[WHAT THE TASK REQUIRES] Lines from the one containing "Write the matplotlib code for this chart." to the one containing "import numpy as np", both lines included, are to be extracted exactly from the data below; pictures are excluded.
- - -
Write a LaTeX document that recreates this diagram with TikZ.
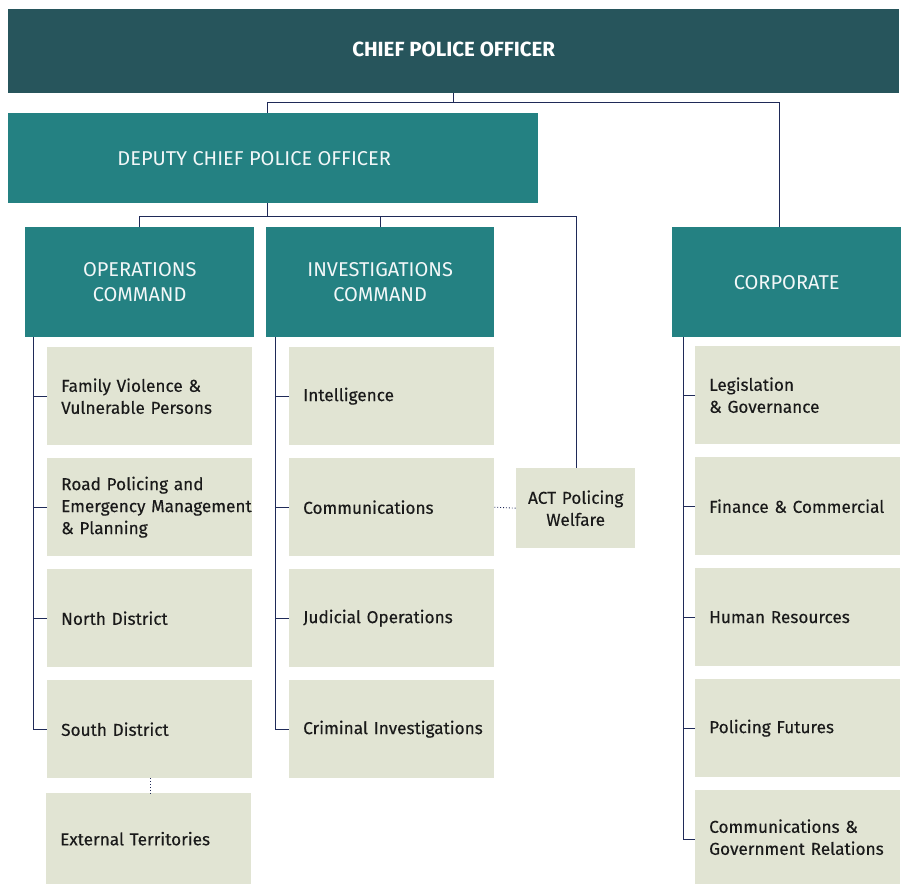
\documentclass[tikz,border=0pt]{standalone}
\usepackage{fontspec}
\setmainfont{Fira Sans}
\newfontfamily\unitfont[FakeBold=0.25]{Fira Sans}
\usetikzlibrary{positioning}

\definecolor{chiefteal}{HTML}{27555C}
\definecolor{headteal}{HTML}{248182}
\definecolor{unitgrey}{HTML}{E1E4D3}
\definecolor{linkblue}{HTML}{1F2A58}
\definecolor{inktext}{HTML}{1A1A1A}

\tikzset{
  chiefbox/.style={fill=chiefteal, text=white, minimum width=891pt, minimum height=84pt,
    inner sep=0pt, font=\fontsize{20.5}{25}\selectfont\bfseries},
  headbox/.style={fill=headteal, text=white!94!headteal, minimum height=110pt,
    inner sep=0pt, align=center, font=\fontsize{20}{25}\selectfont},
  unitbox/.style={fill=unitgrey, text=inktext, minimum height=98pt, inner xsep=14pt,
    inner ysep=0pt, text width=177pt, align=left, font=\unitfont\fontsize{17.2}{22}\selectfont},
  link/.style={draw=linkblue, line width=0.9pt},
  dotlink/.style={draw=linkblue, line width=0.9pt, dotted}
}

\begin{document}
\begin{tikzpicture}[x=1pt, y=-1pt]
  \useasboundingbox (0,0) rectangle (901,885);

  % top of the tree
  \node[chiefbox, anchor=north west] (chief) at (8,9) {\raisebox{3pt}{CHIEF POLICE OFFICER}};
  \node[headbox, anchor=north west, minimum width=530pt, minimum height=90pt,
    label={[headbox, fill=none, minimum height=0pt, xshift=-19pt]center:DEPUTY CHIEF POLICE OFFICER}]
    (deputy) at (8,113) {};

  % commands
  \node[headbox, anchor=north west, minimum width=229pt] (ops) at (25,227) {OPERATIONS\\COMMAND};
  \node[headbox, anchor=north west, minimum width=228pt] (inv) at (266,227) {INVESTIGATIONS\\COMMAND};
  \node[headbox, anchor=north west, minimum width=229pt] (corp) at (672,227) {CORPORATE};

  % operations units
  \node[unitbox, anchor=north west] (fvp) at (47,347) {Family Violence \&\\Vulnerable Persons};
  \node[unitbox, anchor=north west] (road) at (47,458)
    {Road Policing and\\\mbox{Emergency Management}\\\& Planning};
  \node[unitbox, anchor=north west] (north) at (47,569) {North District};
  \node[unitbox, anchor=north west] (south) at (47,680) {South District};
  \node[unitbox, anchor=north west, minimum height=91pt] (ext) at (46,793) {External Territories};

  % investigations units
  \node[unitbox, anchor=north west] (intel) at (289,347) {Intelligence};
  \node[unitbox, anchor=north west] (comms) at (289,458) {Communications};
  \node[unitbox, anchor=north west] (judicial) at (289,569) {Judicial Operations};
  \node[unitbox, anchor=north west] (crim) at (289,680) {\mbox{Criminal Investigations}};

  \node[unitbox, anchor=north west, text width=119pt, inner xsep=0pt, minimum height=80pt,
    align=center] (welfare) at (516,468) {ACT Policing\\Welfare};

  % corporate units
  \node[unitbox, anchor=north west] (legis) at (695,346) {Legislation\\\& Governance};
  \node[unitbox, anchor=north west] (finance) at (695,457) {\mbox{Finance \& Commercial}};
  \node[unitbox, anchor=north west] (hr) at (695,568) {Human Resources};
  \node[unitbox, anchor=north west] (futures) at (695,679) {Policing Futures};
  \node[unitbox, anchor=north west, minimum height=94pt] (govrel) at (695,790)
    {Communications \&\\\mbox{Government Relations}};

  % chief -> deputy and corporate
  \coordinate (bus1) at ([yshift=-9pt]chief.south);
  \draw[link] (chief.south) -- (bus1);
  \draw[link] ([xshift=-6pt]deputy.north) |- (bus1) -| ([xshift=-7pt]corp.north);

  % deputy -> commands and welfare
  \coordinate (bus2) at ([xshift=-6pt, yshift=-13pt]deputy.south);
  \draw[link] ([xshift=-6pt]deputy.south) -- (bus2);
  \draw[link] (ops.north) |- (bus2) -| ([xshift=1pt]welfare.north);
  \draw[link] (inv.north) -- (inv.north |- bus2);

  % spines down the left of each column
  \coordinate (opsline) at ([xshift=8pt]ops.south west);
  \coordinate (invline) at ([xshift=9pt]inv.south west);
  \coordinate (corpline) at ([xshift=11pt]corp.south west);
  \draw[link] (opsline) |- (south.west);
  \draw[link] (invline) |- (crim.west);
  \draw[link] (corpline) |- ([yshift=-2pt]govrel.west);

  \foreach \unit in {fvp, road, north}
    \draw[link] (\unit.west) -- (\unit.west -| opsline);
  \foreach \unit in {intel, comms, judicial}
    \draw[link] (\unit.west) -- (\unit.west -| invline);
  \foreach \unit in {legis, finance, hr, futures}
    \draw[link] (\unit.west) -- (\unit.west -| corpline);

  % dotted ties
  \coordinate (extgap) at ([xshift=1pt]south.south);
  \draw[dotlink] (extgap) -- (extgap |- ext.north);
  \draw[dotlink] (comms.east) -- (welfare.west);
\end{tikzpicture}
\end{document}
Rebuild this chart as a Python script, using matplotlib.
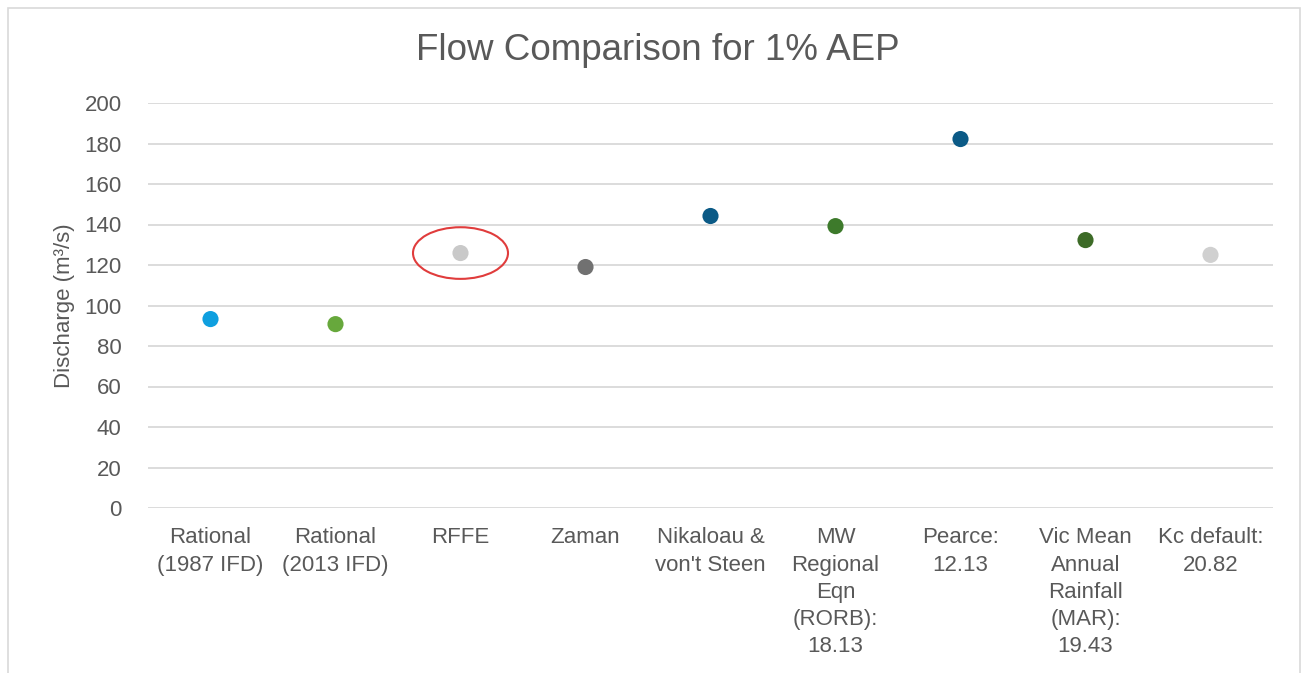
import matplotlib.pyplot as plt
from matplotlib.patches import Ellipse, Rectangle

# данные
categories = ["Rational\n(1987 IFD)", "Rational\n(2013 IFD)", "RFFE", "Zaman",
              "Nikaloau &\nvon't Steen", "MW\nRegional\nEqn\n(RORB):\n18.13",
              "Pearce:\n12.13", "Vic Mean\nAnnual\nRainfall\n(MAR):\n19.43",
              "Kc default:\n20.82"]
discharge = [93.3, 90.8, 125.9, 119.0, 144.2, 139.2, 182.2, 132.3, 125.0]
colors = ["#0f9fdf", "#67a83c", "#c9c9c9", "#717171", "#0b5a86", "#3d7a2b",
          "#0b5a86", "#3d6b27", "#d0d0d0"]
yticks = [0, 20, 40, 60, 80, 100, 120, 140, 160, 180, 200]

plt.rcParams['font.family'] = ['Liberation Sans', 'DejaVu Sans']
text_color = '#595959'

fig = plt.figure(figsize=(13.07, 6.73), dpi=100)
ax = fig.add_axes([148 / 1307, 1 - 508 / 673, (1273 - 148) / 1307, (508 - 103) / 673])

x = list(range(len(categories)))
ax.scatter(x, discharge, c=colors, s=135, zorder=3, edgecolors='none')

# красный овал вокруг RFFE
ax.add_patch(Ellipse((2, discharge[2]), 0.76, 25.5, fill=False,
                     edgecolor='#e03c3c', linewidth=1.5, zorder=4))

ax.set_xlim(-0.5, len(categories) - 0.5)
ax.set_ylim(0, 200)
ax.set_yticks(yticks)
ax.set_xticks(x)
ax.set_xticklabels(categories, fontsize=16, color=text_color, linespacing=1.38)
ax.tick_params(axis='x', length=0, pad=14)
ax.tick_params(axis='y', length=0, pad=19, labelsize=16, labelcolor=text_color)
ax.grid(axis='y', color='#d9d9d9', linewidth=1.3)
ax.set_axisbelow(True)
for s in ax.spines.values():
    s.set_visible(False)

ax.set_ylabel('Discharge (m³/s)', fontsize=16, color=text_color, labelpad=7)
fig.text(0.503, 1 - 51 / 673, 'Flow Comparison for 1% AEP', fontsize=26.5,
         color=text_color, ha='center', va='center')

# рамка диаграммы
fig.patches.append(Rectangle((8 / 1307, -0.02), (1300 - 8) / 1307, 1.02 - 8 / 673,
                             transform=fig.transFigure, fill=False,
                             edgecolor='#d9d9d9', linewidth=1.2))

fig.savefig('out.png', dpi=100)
- - -
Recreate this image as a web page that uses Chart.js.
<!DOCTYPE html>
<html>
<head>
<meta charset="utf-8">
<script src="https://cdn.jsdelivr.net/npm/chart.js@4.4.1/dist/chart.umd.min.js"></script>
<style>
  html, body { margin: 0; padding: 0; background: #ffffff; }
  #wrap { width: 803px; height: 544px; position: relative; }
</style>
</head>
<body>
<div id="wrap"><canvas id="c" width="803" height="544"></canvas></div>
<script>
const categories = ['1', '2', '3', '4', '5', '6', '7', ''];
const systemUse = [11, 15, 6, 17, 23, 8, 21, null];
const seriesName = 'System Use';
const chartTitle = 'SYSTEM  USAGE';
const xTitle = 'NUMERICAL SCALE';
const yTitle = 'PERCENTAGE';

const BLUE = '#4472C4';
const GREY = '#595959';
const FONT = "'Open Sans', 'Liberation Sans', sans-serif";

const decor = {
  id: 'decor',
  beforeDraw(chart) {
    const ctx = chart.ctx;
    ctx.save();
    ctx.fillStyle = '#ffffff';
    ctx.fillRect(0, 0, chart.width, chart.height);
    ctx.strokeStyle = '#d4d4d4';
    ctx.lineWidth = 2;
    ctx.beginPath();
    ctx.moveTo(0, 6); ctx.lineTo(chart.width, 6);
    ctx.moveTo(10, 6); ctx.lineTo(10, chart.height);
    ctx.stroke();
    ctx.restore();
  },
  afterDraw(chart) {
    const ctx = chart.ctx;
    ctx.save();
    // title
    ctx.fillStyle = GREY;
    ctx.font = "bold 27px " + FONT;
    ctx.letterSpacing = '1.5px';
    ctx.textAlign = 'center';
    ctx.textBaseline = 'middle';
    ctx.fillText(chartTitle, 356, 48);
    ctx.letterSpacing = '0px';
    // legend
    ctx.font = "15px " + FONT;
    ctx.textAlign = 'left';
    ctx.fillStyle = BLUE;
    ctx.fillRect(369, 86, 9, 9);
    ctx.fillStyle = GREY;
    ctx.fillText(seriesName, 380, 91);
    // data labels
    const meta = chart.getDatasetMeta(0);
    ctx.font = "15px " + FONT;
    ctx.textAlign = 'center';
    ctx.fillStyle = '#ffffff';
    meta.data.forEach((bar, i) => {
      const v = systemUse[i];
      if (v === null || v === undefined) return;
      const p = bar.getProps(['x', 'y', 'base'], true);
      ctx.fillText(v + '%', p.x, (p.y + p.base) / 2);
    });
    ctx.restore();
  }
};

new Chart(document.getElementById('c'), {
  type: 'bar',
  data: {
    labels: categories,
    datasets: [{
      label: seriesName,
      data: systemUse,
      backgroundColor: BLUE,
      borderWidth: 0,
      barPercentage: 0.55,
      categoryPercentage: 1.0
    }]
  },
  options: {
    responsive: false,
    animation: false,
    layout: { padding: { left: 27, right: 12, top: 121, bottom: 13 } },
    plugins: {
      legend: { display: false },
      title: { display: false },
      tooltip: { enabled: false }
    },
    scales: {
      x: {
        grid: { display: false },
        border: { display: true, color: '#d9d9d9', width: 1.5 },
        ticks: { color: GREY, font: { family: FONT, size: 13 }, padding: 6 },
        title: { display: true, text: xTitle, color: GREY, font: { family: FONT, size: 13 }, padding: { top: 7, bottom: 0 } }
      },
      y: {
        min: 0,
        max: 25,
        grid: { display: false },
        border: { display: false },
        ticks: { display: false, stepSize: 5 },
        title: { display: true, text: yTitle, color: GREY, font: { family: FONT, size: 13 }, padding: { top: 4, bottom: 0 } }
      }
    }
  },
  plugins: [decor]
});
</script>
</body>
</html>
- - -
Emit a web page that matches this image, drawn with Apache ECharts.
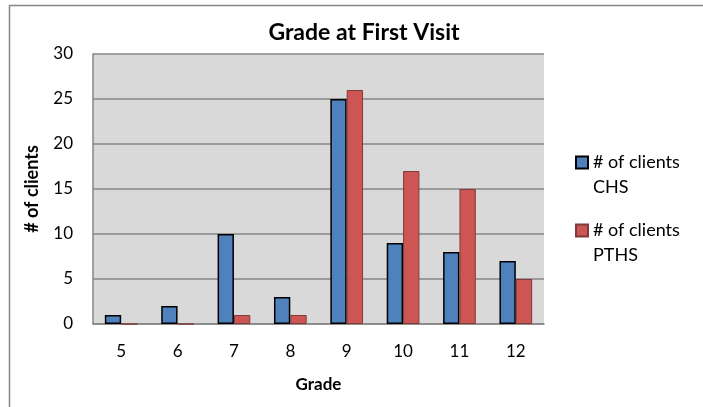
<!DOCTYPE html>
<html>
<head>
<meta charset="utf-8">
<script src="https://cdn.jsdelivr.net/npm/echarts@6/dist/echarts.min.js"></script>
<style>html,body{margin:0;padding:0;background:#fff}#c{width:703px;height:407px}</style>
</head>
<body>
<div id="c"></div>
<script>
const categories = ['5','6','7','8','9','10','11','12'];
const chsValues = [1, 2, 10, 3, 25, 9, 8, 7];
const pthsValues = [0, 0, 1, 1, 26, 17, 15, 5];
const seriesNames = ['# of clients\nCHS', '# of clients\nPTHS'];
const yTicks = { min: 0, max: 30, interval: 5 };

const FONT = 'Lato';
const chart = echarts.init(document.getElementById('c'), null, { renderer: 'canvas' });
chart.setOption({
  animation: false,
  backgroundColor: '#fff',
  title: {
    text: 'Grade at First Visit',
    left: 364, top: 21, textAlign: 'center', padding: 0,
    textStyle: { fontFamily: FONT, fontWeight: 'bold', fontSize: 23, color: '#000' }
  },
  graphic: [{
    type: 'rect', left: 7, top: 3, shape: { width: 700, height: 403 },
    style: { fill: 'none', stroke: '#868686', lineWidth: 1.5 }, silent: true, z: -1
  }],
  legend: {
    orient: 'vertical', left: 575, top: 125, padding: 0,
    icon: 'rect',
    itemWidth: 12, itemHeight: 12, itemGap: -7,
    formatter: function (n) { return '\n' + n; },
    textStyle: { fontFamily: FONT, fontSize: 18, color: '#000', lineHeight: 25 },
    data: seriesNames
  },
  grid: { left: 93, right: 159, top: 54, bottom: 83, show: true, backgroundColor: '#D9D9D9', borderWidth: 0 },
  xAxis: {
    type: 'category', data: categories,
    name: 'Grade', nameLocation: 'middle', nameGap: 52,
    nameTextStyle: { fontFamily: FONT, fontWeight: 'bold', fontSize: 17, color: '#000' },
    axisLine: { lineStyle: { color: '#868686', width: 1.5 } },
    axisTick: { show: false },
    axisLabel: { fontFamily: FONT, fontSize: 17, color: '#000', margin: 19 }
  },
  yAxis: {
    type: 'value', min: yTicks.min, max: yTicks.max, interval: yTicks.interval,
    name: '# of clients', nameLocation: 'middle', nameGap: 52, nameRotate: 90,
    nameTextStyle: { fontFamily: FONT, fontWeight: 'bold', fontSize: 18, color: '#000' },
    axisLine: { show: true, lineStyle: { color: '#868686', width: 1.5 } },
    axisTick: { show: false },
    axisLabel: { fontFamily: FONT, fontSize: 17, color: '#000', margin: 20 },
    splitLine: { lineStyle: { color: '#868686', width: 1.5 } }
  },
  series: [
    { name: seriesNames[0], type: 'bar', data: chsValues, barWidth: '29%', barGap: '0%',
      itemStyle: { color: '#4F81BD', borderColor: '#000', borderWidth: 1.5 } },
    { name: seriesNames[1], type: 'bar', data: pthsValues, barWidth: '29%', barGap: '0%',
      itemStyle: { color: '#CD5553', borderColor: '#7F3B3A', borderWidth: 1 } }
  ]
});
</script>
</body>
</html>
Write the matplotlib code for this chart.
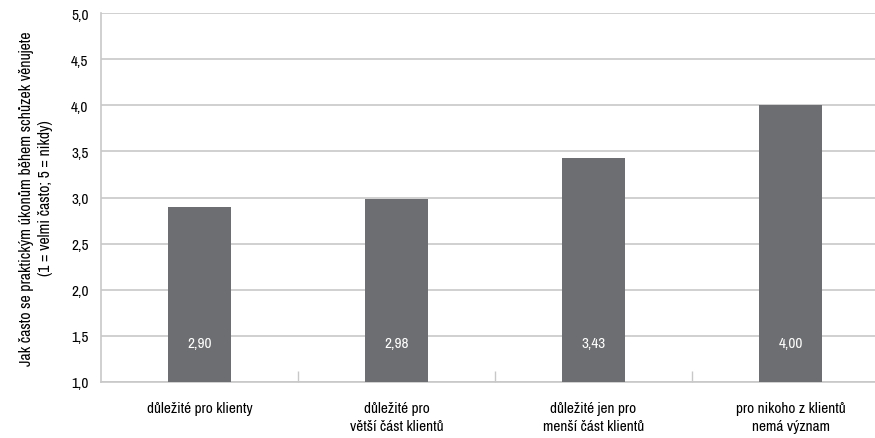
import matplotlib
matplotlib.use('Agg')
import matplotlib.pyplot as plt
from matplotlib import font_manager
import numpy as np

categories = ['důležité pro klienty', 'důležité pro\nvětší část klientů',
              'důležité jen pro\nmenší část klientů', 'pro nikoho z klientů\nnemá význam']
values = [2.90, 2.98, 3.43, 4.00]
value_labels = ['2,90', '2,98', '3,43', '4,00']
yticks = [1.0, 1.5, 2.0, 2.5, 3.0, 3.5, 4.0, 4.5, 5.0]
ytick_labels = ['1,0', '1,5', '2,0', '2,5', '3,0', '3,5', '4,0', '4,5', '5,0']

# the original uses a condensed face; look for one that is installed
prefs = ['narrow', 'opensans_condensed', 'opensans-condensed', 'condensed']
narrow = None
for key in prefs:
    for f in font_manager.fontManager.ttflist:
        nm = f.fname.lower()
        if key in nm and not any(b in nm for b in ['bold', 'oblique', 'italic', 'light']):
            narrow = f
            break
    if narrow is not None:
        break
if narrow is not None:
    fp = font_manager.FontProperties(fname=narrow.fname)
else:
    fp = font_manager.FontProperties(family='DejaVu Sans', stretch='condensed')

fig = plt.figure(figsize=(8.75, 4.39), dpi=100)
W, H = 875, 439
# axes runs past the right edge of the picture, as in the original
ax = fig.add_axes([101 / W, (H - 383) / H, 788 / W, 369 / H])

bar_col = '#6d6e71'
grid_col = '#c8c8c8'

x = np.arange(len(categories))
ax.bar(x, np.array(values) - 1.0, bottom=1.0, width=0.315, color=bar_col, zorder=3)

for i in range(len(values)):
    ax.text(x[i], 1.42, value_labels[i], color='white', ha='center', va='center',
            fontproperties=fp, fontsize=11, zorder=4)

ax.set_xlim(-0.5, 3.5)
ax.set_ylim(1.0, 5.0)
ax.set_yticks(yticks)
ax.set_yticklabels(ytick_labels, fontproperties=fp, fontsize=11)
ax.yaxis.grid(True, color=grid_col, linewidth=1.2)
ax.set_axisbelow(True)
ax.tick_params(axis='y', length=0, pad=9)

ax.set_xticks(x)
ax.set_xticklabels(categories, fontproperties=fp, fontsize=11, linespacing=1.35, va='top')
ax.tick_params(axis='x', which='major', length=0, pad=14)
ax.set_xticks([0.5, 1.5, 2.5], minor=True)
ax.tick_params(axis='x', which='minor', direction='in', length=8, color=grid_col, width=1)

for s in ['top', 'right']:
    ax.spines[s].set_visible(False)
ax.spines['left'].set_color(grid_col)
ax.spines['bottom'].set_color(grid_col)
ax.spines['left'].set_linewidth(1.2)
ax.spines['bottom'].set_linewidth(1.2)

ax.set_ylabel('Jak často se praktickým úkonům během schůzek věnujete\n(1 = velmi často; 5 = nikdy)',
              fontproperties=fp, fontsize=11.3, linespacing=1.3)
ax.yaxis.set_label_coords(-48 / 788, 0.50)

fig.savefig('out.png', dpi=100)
- - -
[IN RESPONSE]
Write the matplotlib code for this chart.
import matplotlib
matplotlib.use('Agg')
import matplotlib.pyplot as plt
from matplotlib import font_manager
import numpy as np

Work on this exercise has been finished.